Now a bit more on the topic of energy waste in auto gearboxes. The big thief is the converter (without lockup), and second is the internal hydraulic pump. The planetary gears them self is probably more efficient than a manual gearbox, due to less moving parts. The converter can an EV do without, but the internal pump is still sized to maintain enough pressure with the ICE at idle, even with some internal leakage. That means quite some energy waste at higher RPM. A good solution to this is some pressure controlled external pump drive, not using more energy than necessary to just deliver volume enough to maintain hydraulic pressure. But now we are talking a bit more engineering than just some motor-gearbox adapter...


----------



## puddleglum (Oct 22, 2008)

steelneck said:


> It would be possible to have idle without the TC, if there is a way to tell the controller to idle _only_ in neutral or park.

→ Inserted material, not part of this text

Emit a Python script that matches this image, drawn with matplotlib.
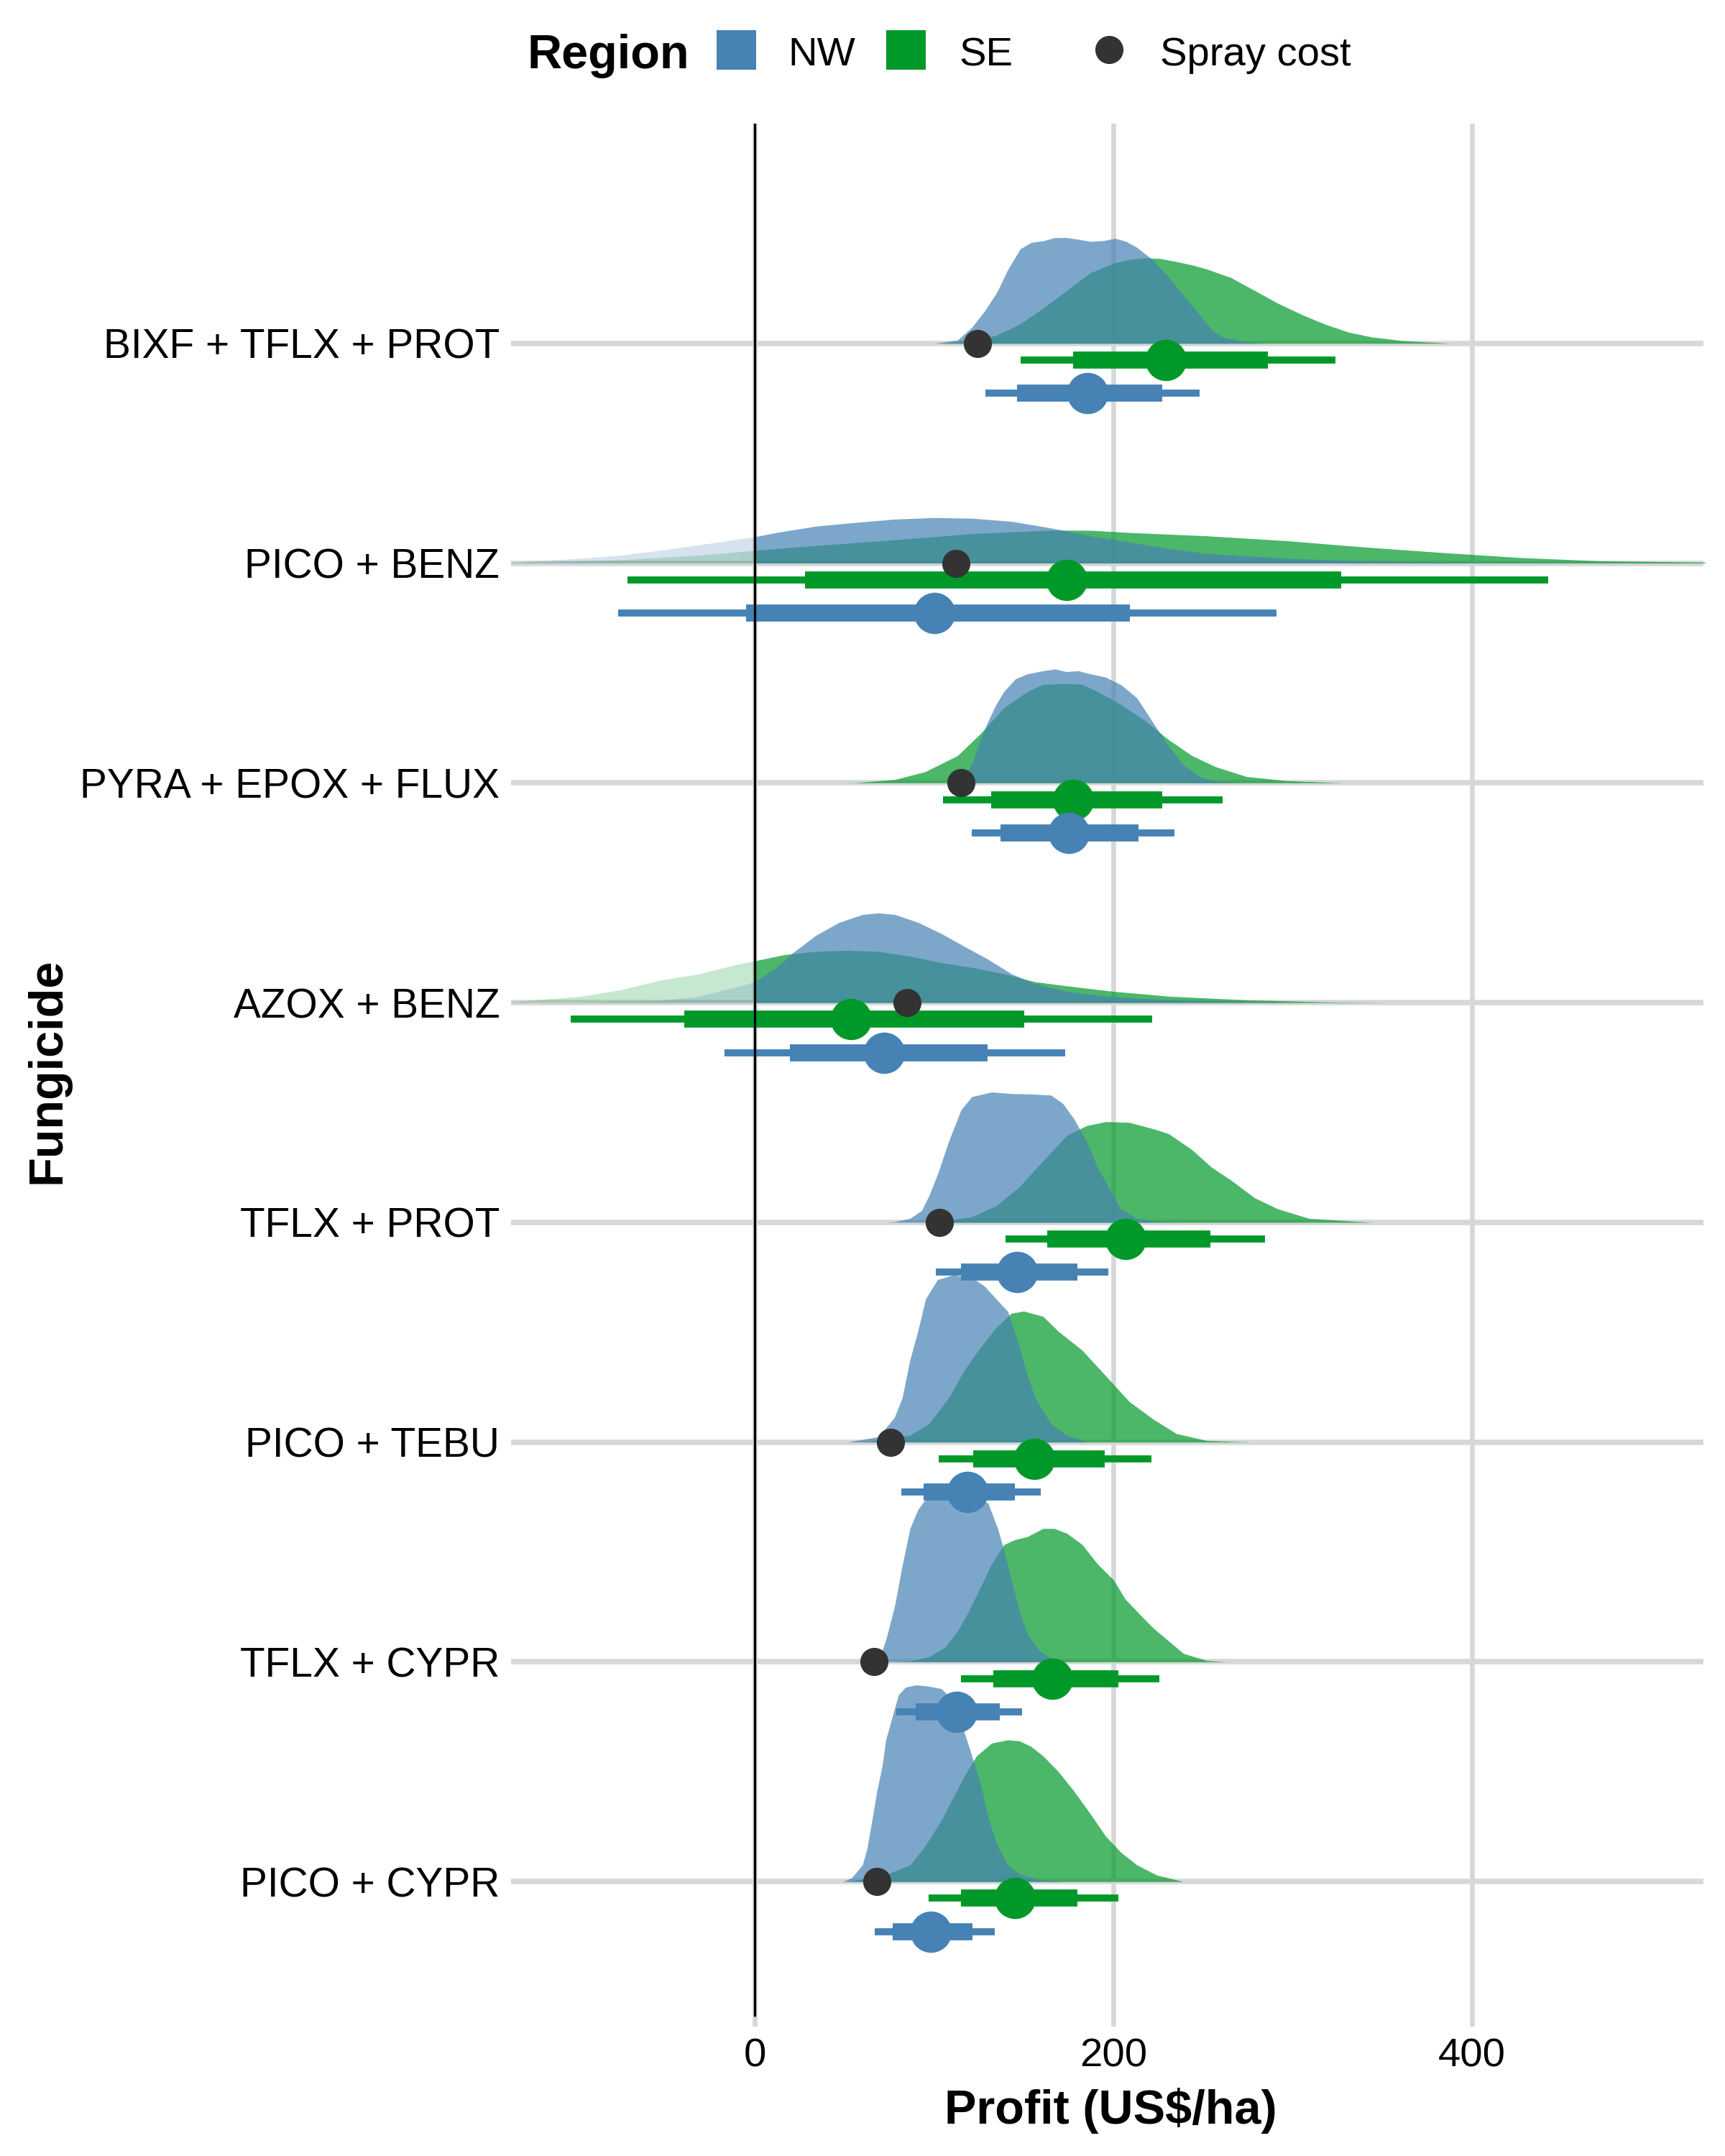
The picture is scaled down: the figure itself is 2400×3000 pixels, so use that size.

The biggest advantage of having an auto, that I can see, is idling the motor, and being able to use the factory PS system. Since a large percentage of my driving is idling through parking lots, idling the motor in neutral would be no help. it seems to me that it would make more sense to keep the TC, set it to lock up just above idle, idle the motor in gear and turn the idle off in neutral. Trying to work out the TCM control still seems like it would be the biggest challenge to using an auto. I know nothing about electronics, and that challenge seems almost insurmountable.


----------



## JRP3 (Mar 7, 2008)

If you are going to keep the TC and use the motor to run the PS then why bother to turn off idle when in neutral?


----------



## puddleglum (Oct 22, 2008)

My reasoning, which I admit could be faulty, is that I am going to sacrifice some efficiency to use an auto when driving anyway, so I might as well take advantage of being able to use the stock power steering and alternator and eliminate one extra modification. Cutting the idle function in neutral would offset a little of that loss when coasting to a stop or sitting at a traffic light. I don't need PS then. It'd be like going to neutral and killing the engine in an ICE/auto car. I already do that now to save gas.


----------